• [What to work on] Write out exactly, please, every line from the beginning of the entries to the line holding "ax.set_axisbelow(True)", and no pictures.

"""

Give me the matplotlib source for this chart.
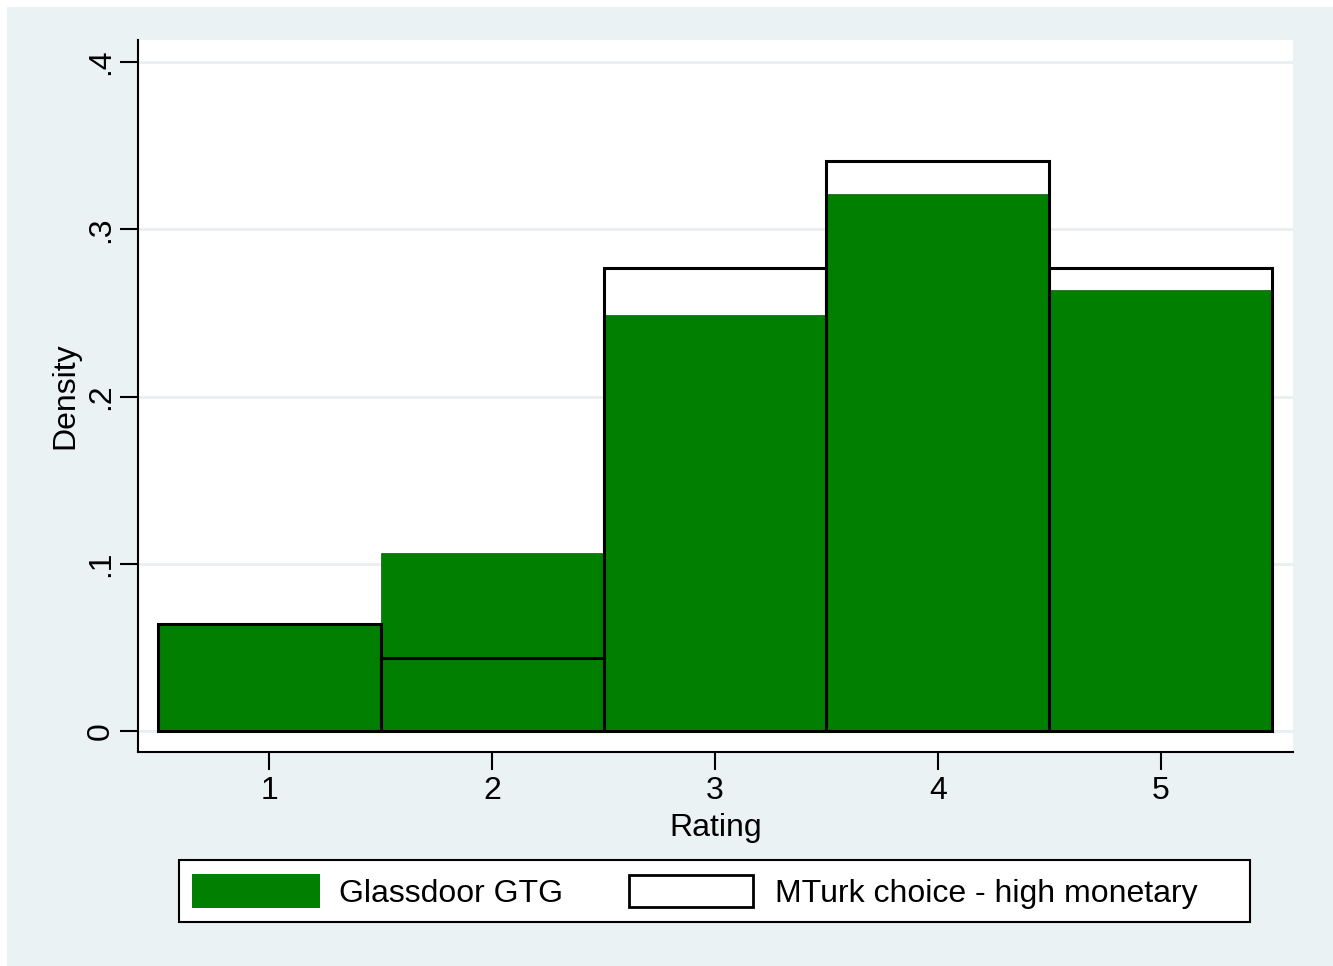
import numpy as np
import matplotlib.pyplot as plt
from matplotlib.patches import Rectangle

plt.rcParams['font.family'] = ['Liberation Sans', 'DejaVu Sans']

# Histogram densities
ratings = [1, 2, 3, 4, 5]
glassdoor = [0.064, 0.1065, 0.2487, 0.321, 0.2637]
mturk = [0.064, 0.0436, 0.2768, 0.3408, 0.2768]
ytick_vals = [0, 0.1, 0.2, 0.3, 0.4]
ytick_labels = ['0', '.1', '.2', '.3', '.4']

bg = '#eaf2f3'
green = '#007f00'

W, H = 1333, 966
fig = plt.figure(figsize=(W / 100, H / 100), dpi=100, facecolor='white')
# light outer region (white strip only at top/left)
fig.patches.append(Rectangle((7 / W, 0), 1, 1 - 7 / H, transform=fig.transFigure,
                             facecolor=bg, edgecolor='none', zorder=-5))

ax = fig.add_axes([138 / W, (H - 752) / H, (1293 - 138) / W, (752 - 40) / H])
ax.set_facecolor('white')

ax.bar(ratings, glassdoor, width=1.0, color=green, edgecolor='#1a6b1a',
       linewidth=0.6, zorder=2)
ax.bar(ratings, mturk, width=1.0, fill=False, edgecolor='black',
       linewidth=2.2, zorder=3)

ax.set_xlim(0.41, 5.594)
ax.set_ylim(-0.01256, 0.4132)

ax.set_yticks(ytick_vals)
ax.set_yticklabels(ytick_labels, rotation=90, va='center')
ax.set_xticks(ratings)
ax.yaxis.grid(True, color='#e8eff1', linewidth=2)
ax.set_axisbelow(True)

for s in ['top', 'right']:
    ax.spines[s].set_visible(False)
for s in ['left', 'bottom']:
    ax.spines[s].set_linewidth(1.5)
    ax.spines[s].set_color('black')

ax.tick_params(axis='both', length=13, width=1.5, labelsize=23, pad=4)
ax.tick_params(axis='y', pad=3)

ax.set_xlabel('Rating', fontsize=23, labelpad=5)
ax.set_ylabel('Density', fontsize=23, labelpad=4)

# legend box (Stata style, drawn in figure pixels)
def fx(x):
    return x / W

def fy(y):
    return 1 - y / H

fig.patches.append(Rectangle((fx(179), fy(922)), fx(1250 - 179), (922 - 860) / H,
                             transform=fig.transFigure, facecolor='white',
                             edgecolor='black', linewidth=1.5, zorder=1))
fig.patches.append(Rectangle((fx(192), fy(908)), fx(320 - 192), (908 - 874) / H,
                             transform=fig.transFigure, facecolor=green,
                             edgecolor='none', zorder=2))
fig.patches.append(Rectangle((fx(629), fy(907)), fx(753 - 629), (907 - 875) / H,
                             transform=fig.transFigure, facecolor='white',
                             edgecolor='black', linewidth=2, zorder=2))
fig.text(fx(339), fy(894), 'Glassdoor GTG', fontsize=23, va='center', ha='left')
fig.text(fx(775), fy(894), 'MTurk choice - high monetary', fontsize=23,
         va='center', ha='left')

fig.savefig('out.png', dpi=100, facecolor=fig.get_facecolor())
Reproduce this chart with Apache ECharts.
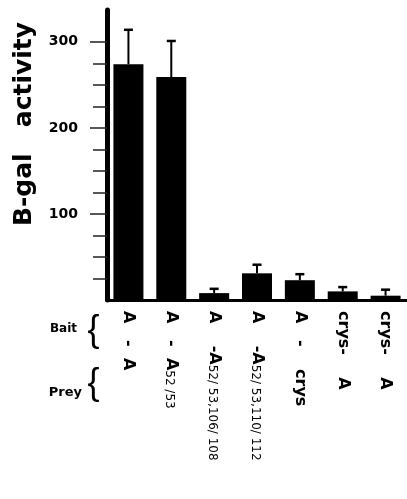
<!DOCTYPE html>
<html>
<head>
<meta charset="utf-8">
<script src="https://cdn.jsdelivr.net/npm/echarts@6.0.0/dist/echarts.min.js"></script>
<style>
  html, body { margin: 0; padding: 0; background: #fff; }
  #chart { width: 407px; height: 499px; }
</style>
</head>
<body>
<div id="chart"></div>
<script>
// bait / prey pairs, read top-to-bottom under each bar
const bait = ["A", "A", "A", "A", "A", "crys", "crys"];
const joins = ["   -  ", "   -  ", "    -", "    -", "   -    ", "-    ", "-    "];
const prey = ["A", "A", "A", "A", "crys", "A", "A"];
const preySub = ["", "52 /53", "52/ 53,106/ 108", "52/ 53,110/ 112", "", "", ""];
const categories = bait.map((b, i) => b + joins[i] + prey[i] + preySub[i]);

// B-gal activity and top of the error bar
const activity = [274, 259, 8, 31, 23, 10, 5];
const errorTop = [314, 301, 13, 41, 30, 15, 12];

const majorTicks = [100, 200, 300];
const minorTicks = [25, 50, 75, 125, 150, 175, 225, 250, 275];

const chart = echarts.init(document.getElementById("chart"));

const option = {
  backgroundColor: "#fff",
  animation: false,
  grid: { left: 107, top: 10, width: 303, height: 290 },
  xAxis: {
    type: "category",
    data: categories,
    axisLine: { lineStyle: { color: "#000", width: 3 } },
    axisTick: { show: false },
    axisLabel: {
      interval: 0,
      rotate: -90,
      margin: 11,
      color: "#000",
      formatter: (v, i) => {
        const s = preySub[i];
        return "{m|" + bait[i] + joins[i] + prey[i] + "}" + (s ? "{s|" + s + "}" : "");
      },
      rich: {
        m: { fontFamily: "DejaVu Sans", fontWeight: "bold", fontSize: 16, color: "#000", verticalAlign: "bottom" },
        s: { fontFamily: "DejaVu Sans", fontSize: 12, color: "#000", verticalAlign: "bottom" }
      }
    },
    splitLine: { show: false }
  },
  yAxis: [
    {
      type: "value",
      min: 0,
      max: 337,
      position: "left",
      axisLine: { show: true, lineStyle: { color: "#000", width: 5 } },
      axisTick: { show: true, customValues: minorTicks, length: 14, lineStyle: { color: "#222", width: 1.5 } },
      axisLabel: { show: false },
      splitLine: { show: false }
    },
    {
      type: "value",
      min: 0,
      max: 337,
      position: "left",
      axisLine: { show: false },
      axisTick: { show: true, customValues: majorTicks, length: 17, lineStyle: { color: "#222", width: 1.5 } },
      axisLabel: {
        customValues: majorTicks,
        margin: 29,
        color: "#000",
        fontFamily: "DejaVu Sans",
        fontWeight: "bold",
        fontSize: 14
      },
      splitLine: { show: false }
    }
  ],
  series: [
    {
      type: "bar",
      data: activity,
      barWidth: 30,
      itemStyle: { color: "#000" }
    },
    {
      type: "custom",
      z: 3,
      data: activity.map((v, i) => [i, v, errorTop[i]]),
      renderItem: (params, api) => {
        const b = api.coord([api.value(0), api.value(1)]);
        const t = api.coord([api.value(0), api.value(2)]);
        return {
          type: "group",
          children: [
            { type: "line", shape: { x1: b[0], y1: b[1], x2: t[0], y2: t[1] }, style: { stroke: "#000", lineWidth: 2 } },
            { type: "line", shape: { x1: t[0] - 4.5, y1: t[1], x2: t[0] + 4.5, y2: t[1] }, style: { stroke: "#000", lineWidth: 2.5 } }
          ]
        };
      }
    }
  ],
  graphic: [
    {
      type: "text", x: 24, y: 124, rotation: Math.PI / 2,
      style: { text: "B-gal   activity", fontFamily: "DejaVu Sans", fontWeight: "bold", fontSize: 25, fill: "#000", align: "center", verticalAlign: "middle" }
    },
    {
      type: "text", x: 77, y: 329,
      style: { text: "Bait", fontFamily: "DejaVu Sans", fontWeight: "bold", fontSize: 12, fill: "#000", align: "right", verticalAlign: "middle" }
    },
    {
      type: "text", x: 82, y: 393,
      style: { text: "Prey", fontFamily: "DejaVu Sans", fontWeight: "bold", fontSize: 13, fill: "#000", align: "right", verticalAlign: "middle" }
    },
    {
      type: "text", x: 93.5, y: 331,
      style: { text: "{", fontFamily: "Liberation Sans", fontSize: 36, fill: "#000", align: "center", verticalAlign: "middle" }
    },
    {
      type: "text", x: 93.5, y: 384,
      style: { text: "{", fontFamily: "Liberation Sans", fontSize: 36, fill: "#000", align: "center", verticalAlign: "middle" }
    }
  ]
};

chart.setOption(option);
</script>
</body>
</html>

"""

• [Solution]
Give me the matplotlib source for this chart.
import numpy as np
import matplotlib.pyplot as plt
from matplotlib.patches import Rectangle

plt.rcParams['font.family'] = ['Liberation Sans', 'DejaVu Sans']

# Histogram densities
ratings = [1, 2, 3, 4, 5]
glassdoor = [0.064, 0.1065, 0.2487, 0.321, 0.2637]
mturk = [0.064, 0.0436, 0.2768, 0.3408, 0.2768]
ytick_vals = [0, 0.1, 0.2, 0.3, 0.4]
ytick_labels = ['0', '.1', '.2', '.3', '.4']

bg = '#eaf2f3'
green = '#007f00'

W, H = 1333, 966
fig = plt.figure(figsize=(W / 100, H / 100), dpi=100, facecolor='white')
# light outer region (white strip only at top/left)
fig.patches.append(Rectangle((7 / W, 0), 1, 1 - 7 / H, transform=fig.transFigure,
                             facecolor=bg, edgecolor='none', zorder=-5))

ax = fig.add_axes([138 / W, (H - 752) / H, (1293 - 138) / W, (752 - 40) / H])
ax.set_facecolor('white')

ax.bar(ratings, glassdoor, width=1.0, color=green, edgecolor='#1a6b1a',
       linewidth=0.6, zorder=2)
ax.bar(ratings, mturk, width=1.0, fill=False, edgecolor='black',
       linewidth=2.2, zorder=3)

ax.set_xlim(0.41, 5.594)
ax.set_ylim(-0.01256, 0.4132)

ax.set_yticks(ytick_vals)
ax.set_yticklabels(ytick_labels, rotation=90, va='center')
ax.set_xticks(ratings)
ax.yaxis.grid(True, color='#e8eff1', linewidth=2)
ax.set_axisbelow(True)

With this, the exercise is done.